* START DATASET EXTRACT *

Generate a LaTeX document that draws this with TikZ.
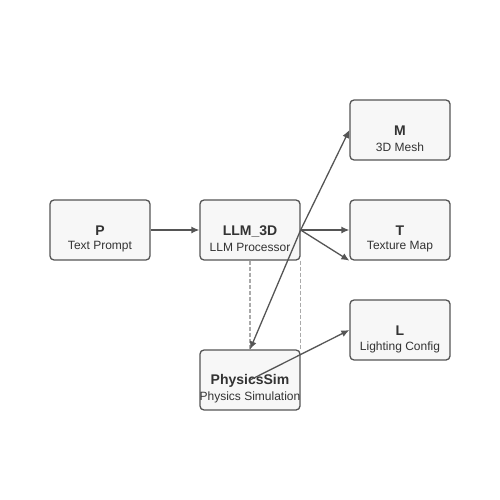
\documentclass[tikz,border=0pt]{standalone}
\usepackage{fontspec}
\setmainfont{Liberation Sans}
\usepackage{xcolor}
\usepackage{tikz}
\usetikzlibrary{arrows.meta}
\usetikzlibrary{positioning}
\definecolor{boxline}{HTML}{555555}
\definecolor{boxfill}{HTML}{F7F7F7}
\definecolor{textcol}{HTML}{333333}
\definecolor{dashcol}{HTML}{AAAAAA}
\tikzset{block/.style={draw=boxline, fill=boxfill, line width=1.3pt, rounded corners=4pt, minimum width=100pt, minimum height=60pt}}
\tikzset{title/.style={text=textcol, font=\fontsize{14}{16}\selectfont\bfseries, inner sep=0pt}}
\tikzset{sub/.style={text=textcol, font=\fontsize{12}{14}\selectfont, inner sep=0pt}}
\tikzset{flow/.style={draw=boxline, line width=1.3pt, -{Latex[length=8pt,width=7pt]}}}
\tikzset{guide/.style={draw=dashcol, line width=1.3pt, dash pattern=on 4pt off 2pt}}

\begin{document}
\begin{tikzpicture}[x=1pt,y=-1pt]
\useasboundingbox (0,0) rectangle (500,500);
\node[block] (p) at (100,230) {};
\node[block] (llm) at (250,230) {};
\node[block] (m) at (400,130) {};
\node[block] (t) at (400,230) {};
\node[block] (l) at (400,330) {};
\node[block] (phys) at (250,380) {};
\node[title] (pt) at ([yshift=-1pt]p.center) {P};
\node[sub] (ps) at ([yshift=-17pt]p.center) {Text Prompt};
\node[title] (llmt) at ([yshift=-1pt]llm.center) {LLM\_3D};
\node[sub] (llms) at ([yshift=-17pt]llm.center) {LLM Processor};
\node[title] (mt) at ([yshift=-1pt]m.center) {M};
\node[sub] (ms) at ([yshift=-17pt]m.center) {3D Mesh};
\node[title] (tt) at ([yshift=-1pt]t.center) {T};
\node[sub] (ts) at ([yshift=-17pt]t.center) {Texture Map};
\node[title] (lt) at ([yshift=-1pt]l.center) {L};
\node[sub] (ls) at ([yshift=-17pt]l.center) {Lighting Config};
\node[title] (physt) at ([yshift=-1pt]phys.center) {PhysicsSim};
\node[sub] (physs) at ([yshift=-17pt]phys.center) {Physics Simulation};
% guides
\draw[guide] (llm.south) -- (phys.north);
\draw[guide] (llm.south east) -- (phys.north east);
% flows
\draw[flow] (p.east) -- (llm.west);
\draw[flow] (llm.east) -- (m.west);
\draw[flow] (llm.east) -- (t.west);
\draw[flow] (llm.east) -- (t.south west);
\draw[flow] (llm.east) -- (phys.north);
\draw[flow] (phys.center) -- (l.west);
\end{tikzpicture}
\end{document}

* END DATASET EXTRACT *

REQUIREMENT -> From the first line above through the line containing "line width=1.3pt, dash", copy everything exactly, without the pictures.

EXERCISE SOLUTION ->
Generate a LaTeX document that draws this with TikZ.
\documentclass[tikz,border=0pt]{standalone}
\usepackage{fontspec}
\setmainfont{Liberation Sans}
\usepackage{xcolor}
\usepackage{tikz}
\usetikzlibrary{arrows.meta}
\usetikzlibrary{positioning}
\definecolor{boxline}{HTML}{555555}
\definecolor{boxfill}{HTML}{F7F7F7}
\definecolor{textcol}{HTML}{333333}
\definecolor{dashcol}{HTML}{AAAAAA}
\tikzset{block/.style={draw=boxline, fill=boxfill, line width=1.3pt, rounded corners=4pt, minimum width=100pt, minimum height=60pt}}
\tikzset{title/.style={text=textcol, font=\fontsize{14}{16}\selectfont\bfseries, inner sep=0pt}}
\tikzset{sub/.style={text=textcol, font=\fontsize{12}{14}\selectfont, inner sep=0pt}}
\tikzset{flow/.style={draw=boxline, line width=1.3pt, -{Latex[length=8pt,width=7pt]}}}
\tikzset{guide/.style={draw=dashcol, line width=1.3pt, dash pattern=on 4pt off 2pt}}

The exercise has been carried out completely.